Robert Fisk writes in The Independent about his whirlwind book tour for his new tome, The Great War for Civilization. The article's definitely worth a read (although you have to log-in at the site--sorry!)

Fisk talks about all the dead he's seen over the years covering wars in the Middle East, and how his life and writing have taken on a grimness as a result.

The following excerpt really hit home for me:

I told the journalism students there that when I saw families walking happily in London or Paris, I wondered whether I had not missed out on life, that perhaps comparative safety and security with nothing more than the mortgage to worry about was preferable to the existence I had chosen for myself. A friend of my father’s once said I had enjoyed the privilege of seeing things that no other man had seen. But after a flood of questions from students in Sydney about suffering in the Middle East, I began to wonder if my privilege had not also been my curse.

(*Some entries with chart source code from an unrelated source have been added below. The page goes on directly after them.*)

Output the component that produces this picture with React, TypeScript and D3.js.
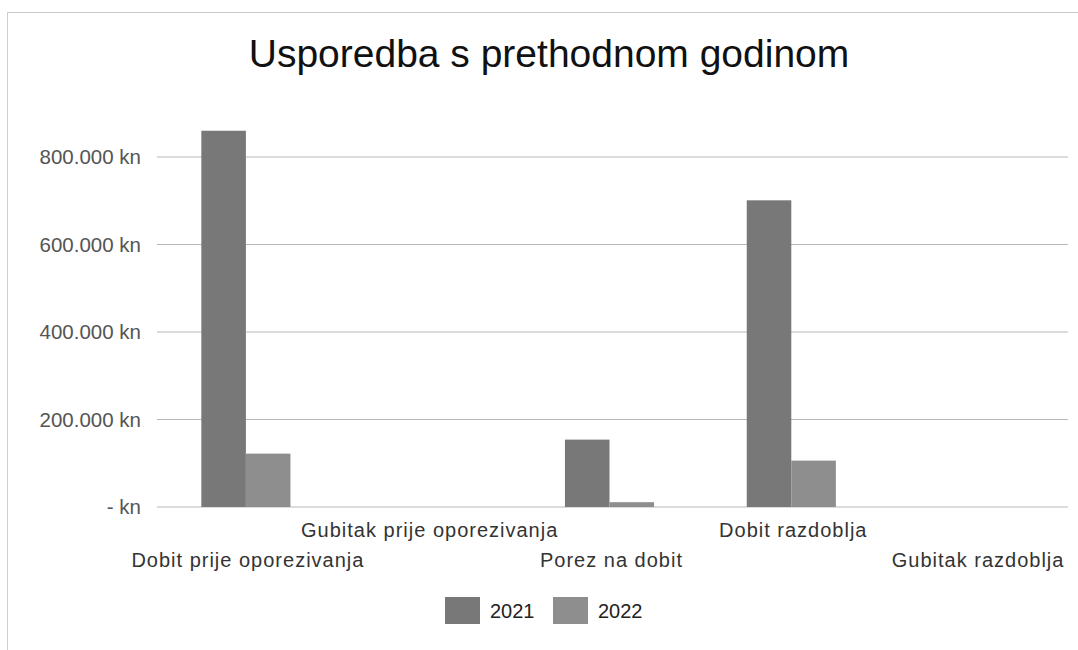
import React from "react";
import * as d3 from "d3";

const categories = [
  "Dobit prije oporezivanja",
  "Gubitak prije oporezivanja",
  "Porez na dobit",
  "Dobit razdoblja",
  "Gubitak razdoblja",
];
const years = ["2021", "2022"];
const values2021 = [860000, 0, 154000, 701000, 0];
const values2022 = [122000, 0, 11000, 106000, 0];
const yTicks = [0, 200000, 400000, 600000, 800000];
const yTickLabels = ["- kn", "200.000 kn", "400.000 kn", "600.000 kn", "800.000 kn"];

const W = 1078;
const H = 650;
const colors = { "2021": "#787878", "2022": "#8e8e8e" };

const App = () => {
  const x = d3.scaleBand().domain(categories).range([155, 1064]).paddingInner(0);
  const xYear = d3
    .scaleBand()
    .domain(years)
    .range([0, x.bandwidth()])
    .paddingInner(0)
    .paddingOuter(1.04);
  const y = d3.scaleLinear().domain([0, 800000]).range([507, 157]);

  const series = [
    { year: "2021", values: values2021 },
    { year: "2022", values: values2022 },
  ];

  return (
    <svg
      width={W}
      height={H}
      style={{ position: "absolute", left: 0, top: 0, background: "#fff" }}
    >
      {/* scan border */}
      <line x1={7} x2={W} y1={12.5} y2={12.5} stroke="#c8c8c8" />
      <line x1={7.5} x2={7.5} y1={12} y2={H} stroke="#cfcfcf" />

      <text
        x={549}
        y={67}
        textAnchor="middle"
        fontFamily="Liberation Sans, Arial, sans-serif"
        fontSize={39}
        fill="#111"
      >
        Usporedba s prethodnom godinom
      </text>

      {/* gridlines */}
      {yTicks.map((t) => (
        <line
          key={t}
          x1={157}
          x2={1068}
          y1={y(t)}
          y2={y(t)}
          stroke="#b8b8b8"
          strokeWidth={1}
        />
      ))}

      {/* y labels */}
      {yTicks.map((t, i) => (
        <text
          key={t}
          x={141}
          y={y(t)}
          dy="0.35em"
          textAnchor="end"
          fontFamily="Liberation Sans, Arial, sans-serif"
          fontSize={20.5}
          fill="#555"
        >
          {yTickLabels[i]}
        </text>
      ))}

      {/* bars */}
      {series.map((s) =>
        s.values.map((v, i) =>
          v > 0 ? (
            <rect
              key={s.year + i}
              x={(x(categories[i]) as number) + (xYear(s.year) as number)}
              y={y(v)}
              width={xYear.bandwidth()}
              height={y(0) - y(v)}
              fill={colors[s.year]}
            />
          ) : null
        )
      )}

      {/* category labels, staggered */}
      {categories.map((c, i) => (
        <text
          key={c}
          x={(x(c) as number) + x.bandwidth() / 2 + (i === 4 ? 5 : 2)}
          y={i % 2 === 0 ? 567 : 537}
          textAnchor="middle"
          fontFamily="Liberation Sans, Arial, sans-serif"
          fontSize={20}
          letterSpacing={1}
          fill="#333"
        >
          {c}
        </text>
      ))}

      {/* legend */}
      {years.map((yr, i) => (
        <g key={yr} transform={`translate(${445 + i * 108},597)`}>
          <rect width={35} height={27} fill={colors[yr]} />
          <text
            x={45}
            y={21}
            fontFamily="Liberation Sans, Arial, sans-serif"
            fontSize={20}
            fill="#222"
          >
            {yr}
          </text>
        </g>
      ))}
    </svg>
  );
};

export default App;
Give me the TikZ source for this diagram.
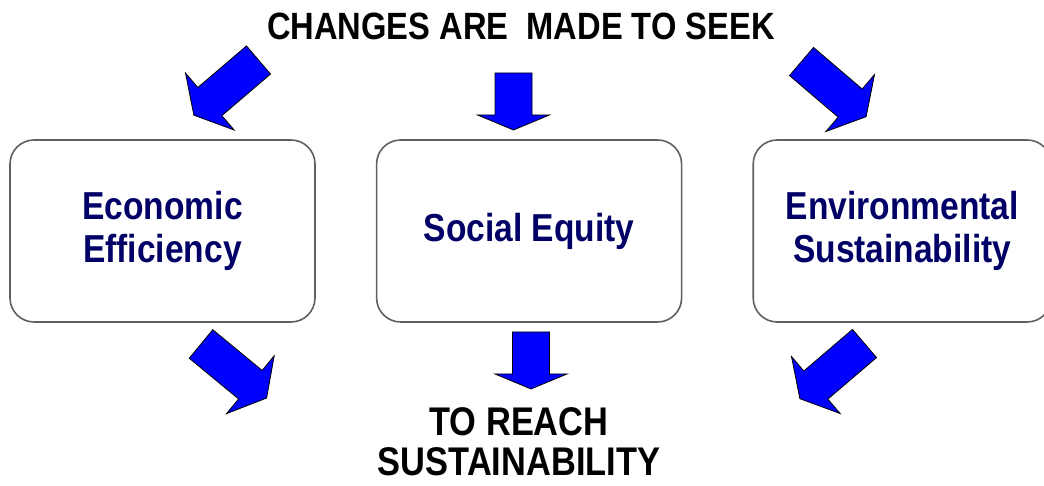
\documentclass[tikz,border=0pt]{standalone}
\usepackage{fontspec}
\newfontfamily\slidefont{Liberation Sans}[FakeStretch=0.86]
\usetikzlibrary{positioning}
\definecolor{boxtext}{RGB}{0,0,102}
\definecolor{boxline}{RGB}{96,96,96}

\begin{document}
\begin{tikzpicture}[x=1pt,y=1pt,
  goal box/.style={draw=boxline,line width=1.6pt,rounded corners=24pt,fill=white,
    minimum width=305pt,minimum height=182pt,align=center,text=boxtext,
    font=\slidefont\bfseries\fontsize{39}{43}\selectfont},
  head text/.style={align=center,font=\slidefont\bfseries\fontsize{38}{41}\selectfont},
  arrow body/.style={fill=blue,draw=black,line width=0.8pt,line join=miter},
  pics/block arrow/.style n args={3}{code={
    \draw[arrow body] (0,18.5) -- (#1,18.5) -- (#1,#2) -- ({#1+#3},0)
      -- (#1,-#2) -- (#1,-18.5) -- (0,-18.5) -- cycle;}}]
  \useasboundingbox (0,0) rectangle (1044,486);
  \node[head text,anchor=base] (seek) at (521,446) {CHANGES ARE\ \ MADE TO SEEK};
  \node[goal box] (econ) at (162.5,255) {Economic\\Efficiency};
  \node[goal box] (social) [right=60pt of econ] {Social Equity};
  \node[goal box,minimum width=298pt] (env) [right=70pt of social] {Environmental\\Sustainability};
  \node[head text,inner sep=1pt,font=\slidefont\bfseries\fontsize{40}{40}\selectfont] (reach) at (519,44) {TO REACH\\SUSTAINABILITY};
  % arrows into the boxes
  \pic[rotate=220.5] at (258.5,426) {block arrow={64}{37.5}{21}};
  \pic[rotate=-90] at (513.5,413) {block arrow={42}{36}{15}};
  \pic[rotate=-40.5] at (801.5,424.5) {block arrow={64}{37.5}{21}};
  % arrows out of the boxes
  \pic[rotate=-39.5] at (201,142) {block arrow={64}{37.5}{21}};
  \pic[rotate=-90] at (531,154) {block arrow={42}{36}{15}};
  \pic[rotate=220.5] at (864.5,142.5) {block arrow={64}{37.5}{21}};
\end{tikzpicture}
\end{document}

For most of the time I spent in Jordan, war seemed to be all around. Unlike Fisk, I didn't see any dead bodies, but I certainly became affected by the general sadness and tension that one can't escape living there. At least 60% of Jordanians are of Palestinian origin--people who didn't choose to move to Amman but rather ended up there when they got booted out of Palestine. There were many days when I would go into work or talk to friends and hear horrifying stories about how their families in the West Bank or Gaza were being treated (jails, houses bulldozed, etc.) Not the typical water cooler conversation most people have in this country.

In many ways, coming to America has been a wonderful break. It's easy to avoid the news here, and conversation rarely, if ever, touches on politics or the urgent stories captivating us all back in Jordan. It's frightening, though, to know just how out of touch the general public is with what's going on in the rest of the world. Frightening, because it's oh so easy to be as out of touch ourselves. Like Fisk, we have the curse of having been there and needing to feel like we play a role in helping to make a difference.